Written request> In the entries below, find every line with "matplotlib" and copy it.

Collected data entries
--- Begin ---

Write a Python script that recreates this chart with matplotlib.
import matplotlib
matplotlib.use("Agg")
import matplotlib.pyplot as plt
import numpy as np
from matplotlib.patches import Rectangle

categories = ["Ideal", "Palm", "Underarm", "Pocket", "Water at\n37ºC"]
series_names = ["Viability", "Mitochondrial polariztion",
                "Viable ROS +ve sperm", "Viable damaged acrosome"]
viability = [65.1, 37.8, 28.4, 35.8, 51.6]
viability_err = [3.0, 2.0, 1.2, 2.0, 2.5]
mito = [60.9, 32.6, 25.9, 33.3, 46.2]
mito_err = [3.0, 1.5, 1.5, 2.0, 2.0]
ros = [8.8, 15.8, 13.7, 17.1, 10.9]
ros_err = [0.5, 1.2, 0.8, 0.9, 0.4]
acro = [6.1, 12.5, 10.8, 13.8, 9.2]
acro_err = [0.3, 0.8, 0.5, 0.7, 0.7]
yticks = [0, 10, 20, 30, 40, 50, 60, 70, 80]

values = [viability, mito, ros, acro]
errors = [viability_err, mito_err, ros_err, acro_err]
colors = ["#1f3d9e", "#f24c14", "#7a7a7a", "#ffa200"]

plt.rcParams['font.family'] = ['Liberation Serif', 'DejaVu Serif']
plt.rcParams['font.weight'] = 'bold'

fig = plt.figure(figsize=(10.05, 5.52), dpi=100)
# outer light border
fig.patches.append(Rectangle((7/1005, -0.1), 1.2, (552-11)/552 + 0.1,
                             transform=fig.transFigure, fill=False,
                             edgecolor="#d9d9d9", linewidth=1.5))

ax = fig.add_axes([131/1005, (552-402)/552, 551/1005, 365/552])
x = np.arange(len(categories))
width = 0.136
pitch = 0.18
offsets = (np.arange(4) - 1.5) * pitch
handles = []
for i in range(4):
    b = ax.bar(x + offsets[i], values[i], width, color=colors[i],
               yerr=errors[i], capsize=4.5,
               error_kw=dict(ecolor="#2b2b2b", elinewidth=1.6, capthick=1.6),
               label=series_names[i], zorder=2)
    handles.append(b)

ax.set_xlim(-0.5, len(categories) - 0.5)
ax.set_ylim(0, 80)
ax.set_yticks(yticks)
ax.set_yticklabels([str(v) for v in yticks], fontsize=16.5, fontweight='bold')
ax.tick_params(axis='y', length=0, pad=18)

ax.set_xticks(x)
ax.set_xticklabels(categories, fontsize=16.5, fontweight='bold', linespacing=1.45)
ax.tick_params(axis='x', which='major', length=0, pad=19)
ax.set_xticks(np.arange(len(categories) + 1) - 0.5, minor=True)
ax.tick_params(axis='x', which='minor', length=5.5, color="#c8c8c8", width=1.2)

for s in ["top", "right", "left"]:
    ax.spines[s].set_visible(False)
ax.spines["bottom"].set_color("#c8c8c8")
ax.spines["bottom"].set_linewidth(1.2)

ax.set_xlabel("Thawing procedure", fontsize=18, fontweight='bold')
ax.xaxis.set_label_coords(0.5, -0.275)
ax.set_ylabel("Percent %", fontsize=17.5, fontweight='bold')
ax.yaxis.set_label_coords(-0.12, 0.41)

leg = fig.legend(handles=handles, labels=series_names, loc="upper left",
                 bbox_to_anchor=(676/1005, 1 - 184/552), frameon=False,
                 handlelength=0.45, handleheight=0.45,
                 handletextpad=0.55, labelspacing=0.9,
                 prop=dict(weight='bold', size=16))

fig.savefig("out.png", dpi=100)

--- End ---
--- Begin ---

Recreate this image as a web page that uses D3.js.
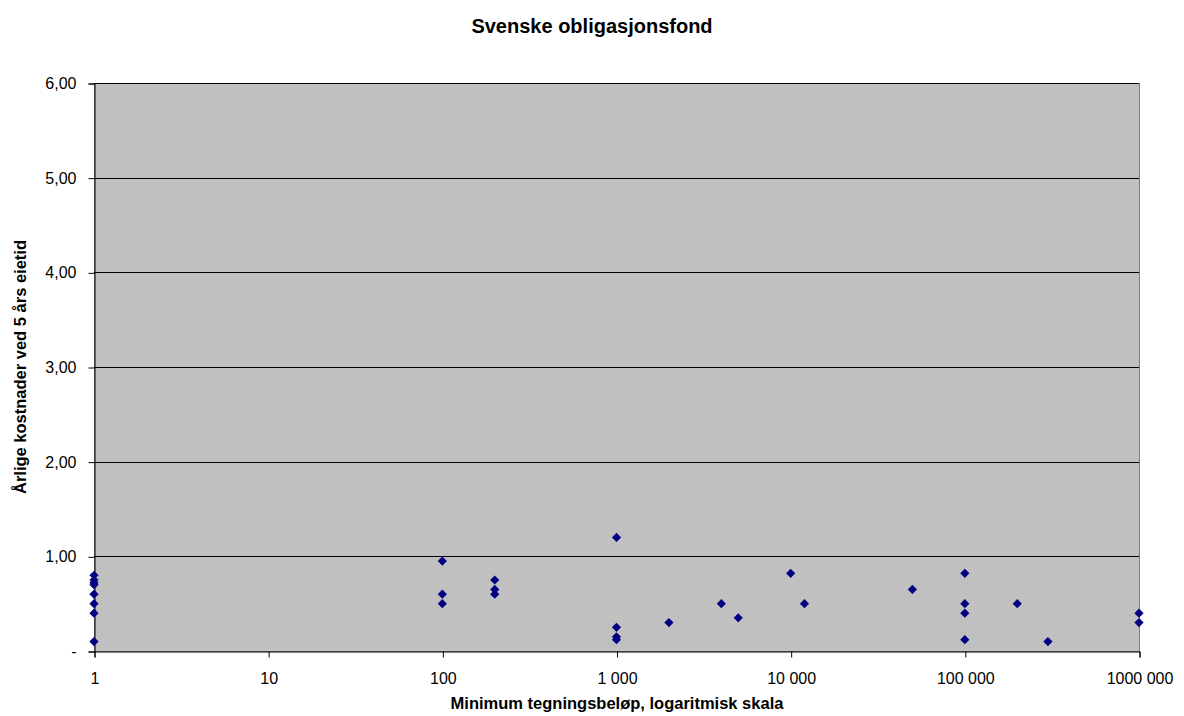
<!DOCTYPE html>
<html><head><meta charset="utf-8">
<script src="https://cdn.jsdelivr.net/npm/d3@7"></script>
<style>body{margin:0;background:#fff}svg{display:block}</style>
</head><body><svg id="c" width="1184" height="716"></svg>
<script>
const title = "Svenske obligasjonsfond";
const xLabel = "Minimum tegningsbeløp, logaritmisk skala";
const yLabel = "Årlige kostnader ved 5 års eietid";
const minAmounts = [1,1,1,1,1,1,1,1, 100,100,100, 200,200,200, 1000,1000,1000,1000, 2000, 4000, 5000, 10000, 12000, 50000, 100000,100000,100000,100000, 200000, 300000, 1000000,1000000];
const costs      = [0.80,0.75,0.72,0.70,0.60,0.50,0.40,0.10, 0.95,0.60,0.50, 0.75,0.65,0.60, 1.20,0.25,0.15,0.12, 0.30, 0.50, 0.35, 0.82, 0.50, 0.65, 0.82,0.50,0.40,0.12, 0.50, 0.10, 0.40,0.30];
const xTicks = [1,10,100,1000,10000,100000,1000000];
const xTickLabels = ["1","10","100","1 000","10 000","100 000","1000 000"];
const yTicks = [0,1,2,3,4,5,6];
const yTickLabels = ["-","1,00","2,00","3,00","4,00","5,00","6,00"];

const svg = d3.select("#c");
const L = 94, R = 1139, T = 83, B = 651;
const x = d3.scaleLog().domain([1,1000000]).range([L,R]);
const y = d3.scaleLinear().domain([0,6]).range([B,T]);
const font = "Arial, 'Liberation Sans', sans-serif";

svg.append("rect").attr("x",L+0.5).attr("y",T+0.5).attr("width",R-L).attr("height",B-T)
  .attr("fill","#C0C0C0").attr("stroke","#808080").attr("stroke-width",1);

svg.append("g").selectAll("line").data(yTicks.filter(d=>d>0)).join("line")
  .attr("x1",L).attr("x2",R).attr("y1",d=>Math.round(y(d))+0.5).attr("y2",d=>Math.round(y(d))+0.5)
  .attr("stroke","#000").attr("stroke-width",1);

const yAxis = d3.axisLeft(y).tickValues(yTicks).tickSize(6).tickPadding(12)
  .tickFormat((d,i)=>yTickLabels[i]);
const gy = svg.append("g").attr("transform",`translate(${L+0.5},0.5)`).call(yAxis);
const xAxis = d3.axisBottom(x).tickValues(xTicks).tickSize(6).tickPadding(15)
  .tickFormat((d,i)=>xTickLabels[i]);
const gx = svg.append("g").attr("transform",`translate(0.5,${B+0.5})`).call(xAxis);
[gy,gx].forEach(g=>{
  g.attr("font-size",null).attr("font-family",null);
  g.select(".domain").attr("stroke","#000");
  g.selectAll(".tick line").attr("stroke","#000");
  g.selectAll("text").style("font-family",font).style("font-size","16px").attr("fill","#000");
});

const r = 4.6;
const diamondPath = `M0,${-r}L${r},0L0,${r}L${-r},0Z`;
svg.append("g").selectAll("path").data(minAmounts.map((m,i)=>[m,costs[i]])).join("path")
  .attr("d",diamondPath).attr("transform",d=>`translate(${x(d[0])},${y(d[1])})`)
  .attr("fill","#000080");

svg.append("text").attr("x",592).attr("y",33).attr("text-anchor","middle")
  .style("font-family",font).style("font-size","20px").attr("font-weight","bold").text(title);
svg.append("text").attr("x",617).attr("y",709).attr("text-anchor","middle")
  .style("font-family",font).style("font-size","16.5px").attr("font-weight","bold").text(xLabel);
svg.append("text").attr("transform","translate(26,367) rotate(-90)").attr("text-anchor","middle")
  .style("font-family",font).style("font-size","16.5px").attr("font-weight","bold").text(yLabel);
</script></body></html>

--- End ---

Result for this task>
Write a Python script that recreates this chart with matplotlib.
import matplotlib
matplotlib.use("Agg")
import matplotlib.pyplot as plt
from matplotlib.patches import Rectangle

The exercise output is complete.